Airline merger attempts haven’t gone well in the United States lately – even so, Alaska Airlines announced its intention to acquire Hawaiian.
In the aftermath of 9/11, the U.S. airline industry accelerated a trend of airline mergers and acquisitions. With demand for travel being slow to recover, this series of mergers lasted over a decade, until we ended up with the big names we know today: American, Delta, United, and Southwest.
JetBlue and Alaska are next on this list, with Hawaiian, Spirit, and others being further down. And as it turns out, regulators would like things to stay this way – for now. Efforts from JetBlue to acquire Spirit have met with strong reactions.
Regulators are even challenging local partnerships between airlines, like the one between American and JetBlue in the north-east. That is the environment in which Alaska Airlines announced its intention to acquire Hawaiian.
Worries?
The last merger to go through in the United States also featured Alaska Air, when the company took over Virgin America. At the time, Alaska Air’s airliners had a “Proudly all Boeing” inscription under their cockpit windows.
Alaska didn’t remove it, and as of September this year, it is once again true, after the airline handed back its last Airbuses to lessors. However, Alaska will once again have Airbus aircraft in its airline group, since Hawaiian uses quite a few of them.
The airline currently has 18 A321s, all of them very young ‘neo’ variants.

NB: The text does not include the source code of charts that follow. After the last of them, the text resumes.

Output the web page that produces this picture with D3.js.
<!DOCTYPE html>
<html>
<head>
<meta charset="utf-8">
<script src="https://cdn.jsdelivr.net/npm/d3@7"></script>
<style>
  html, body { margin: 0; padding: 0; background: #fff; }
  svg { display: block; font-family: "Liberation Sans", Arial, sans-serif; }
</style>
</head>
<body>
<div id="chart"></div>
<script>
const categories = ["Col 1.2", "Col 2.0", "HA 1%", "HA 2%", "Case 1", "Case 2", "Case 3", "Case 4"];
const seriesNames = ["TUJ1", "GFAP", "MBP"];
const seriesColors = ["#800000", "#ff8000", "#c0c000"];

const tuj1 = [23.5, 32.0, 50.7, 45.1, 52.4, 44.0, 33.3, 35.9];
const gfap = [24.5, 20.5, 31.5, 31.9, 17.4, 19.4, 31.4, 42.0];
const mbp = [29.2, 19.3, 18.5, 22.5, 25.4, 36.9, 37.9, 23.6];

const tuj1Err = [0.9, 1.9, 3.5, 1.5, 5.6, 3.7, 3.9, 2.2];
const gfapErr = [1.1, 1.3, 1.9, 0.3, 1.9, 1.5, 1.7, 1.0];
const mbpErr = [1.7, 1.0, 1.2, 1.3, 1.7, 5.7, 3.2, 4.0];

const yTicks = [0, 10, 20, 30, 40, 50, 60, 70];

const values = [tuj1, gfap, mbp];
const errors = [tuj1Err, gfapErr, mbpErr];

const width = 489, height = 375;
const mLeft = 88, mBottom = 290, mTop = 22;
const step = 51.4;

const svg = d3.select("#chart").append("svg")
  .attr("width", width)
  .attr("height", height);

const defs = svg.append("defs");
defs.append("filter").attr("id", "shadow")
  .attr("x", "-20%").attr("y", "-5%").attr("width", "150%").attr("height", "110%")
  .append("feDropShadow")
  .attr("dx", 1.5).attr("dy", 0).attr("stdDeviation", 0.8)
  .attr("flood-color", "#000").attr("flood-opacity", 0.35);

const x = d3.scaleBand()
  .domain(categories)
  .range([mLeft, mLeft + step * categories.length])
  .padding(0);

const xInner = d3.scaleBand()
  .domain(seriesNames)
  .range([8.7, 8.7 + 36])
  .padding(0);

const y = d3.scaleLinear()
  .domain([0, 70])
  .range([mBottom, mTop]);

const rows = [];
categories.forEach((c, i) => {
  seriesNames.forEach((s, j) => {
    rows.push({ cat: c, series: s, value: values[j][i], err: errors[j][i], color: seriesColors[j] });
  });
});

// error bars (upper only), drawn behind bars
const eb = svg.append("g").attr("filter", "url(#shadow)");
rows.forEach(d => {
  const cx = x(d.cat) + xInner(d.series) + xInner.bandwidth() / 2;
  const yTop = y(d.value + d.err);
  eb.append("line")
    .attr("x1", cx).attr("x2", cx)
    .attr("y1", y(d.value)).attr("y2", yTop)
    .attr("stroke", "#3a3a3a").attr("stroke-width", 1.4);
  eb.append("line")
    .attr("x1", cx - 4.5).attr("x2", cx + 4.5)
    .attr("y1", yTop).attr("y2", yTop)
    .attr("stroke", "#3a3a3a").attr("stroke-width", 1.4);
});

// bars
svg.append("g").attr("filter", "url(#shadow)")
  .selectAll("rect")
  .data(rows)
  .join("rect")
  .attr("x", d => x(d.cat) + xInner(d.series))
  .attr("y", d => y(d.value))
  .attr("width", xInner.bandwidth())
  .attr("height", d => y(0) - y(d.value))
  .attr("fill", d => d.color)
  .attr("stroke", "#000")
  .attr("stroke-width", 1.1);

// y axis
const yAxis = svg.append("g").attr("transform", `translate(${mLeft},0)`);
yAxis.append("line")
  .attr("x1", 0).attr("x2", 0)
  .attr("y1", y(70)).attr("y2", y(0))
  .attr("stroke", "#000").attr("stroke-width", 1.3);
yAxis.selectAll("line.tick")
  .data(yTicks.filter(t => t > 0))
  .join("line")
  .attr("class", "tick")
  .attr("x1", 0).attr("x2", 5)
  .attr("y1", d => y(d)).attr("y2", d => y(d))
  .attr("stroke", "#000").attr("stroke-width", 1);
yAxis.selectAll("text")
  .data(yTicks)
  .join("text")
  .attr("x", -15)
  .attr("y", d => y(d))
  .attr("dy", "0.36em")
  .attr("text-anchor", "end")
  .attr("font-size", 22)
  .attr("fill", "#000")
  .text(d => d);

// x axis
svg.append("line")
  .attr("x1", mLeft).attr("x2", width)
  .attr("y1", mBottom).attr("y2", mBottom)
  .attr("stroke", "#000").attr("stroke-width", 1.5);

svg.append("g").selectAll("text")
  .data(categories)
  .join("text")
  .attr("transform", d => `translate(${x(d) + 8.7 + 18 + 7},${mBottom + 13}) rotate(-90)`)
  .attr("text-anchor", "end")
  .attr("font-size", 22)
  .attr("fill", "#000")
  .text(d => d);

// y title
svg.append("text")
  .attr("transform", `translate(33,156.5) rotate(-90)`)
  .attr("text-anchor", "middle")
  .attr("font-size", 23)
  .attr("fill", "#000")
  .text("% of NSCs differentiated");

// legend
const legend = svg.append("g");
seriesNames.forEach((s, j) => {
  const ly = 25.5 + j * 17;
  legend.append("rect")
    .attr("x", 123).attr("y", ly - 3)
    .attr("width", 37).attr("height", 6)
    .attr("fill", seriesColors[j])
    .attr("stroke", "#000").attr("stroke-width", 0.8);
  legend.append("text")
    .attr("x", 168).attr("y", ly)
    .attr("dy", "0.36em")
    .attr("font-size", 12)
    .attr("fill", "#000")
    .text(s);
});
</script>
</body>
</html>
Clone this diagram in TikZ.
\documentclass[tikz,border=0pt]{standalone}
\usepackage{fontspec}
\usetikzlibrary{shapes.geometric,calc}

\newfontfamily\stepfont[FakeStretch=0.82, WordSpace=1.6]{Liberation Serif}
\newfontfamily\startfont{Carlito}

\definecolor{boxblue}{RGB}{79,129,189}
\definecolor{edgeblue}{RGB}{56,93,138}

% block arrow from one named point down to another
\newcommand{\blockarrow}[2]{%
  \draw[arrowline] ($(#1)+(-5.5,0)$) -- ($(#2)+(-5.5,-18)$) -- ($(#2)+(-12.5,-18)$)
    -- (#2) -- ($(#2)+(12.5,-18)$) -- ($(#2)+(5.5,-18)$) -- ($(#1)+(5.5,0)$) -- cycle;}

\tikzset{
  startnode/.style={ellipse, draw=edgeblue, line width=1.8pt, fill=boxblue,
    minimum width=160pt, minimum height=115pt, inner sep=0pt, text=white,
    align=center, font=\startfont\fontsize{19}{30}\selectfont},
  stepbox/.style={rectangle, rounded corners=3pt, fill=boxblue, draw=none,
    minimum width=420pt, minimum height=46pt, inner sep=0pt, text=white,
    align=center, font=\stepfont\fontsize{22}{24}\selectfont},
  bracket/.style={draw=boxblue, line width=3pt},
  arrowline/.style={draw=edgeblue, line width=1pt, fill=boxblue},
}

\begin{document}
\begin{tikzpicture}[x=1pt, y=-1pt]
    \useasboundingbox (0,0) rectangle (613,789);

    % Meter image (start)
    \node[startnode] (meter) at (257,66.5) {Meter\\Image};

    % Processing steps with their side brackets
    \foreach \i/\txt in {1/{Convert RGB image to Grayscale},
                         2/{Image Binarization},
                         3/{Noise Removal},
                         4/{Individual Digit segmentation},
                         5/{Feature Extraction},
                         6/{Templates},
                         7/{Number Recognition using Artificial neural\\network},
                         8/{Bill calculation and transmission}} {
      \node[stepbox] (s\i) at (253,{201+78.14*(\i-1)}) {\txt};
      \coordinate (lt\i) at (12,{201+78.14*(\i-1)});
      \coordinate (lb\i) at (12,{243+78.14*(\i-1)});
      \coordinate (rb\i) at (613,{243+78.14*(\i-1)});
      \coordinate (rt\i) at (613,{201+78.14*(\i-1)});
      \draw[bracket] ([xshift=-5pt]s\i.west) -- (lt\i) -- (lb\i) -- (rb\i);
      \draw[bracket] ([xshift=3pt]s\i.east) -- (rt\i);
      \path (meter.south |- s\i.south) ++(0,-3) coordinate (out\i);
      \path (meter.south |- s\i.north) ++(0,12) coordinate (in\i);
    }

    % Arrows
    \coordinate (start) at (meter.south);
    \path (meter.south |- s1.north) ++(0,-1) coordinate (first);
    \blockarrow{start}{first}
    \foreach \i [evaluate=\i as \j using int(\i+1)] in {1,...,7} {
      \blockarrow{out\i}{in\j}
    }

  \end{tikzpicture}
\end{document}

There are also 25 Hawaiian Airbus A330s, and Alaska Air will also get some Boeings: 19 717s. But the accuracy of the airline’s livery definitely isn’t the main worry for Alaska’s investors.
Nonetheless, at least some of the airline’s investors ARE worried. Alaska Air’s shares went down by 15%, in the aftermath of its Hawaiian announcement. Besides regulator-related worries, some investors may be unhappy about the premium that Alaska will pay for this acquisition.
Hawaiian Airlines Acquisition: A Good Deal For Alaska?
Under the terms of the deal, Alaska will pay $18 per share, which is a 270% premium over the current price of Hawaiian’s shares. However, the airline’s representatives later explained that they don’t consider Hawaiian’s current share price to be representative of its worth when its revenue is taken into account.
This is because Hawaiian’s shares have lost as much as 65% of their value over the past 12 months. And this is because of the wildfires in Maui, plus a lack of available aircraft. The latter issue involves the engine checks that many A320neo-family aircraft with Pratt & Whitney GTF engines require.
However, these are temporary obstacles that Hawaiian would recover from, reasons Alaska Air. As for the regulatory side of things, one big obstacle in both JetBlue and American’s “North-east Alliance” and the JetBlue-Spirit merger, was that the airlines’ routes overlapped substantially.
Thus, regulators argued that a merger would reduce competition. But in the case of Alaska Air and Hawaiian, only 12 out of 1,400 flights in their networks serve the same city pairs. That’s 0.86%. This gives Alaska a rather strong argument against any competition or anti-trust worries.
The pilot and flight attendant unions of both airlines are examining the deal, and have yet to comment for or against it, as of this writing.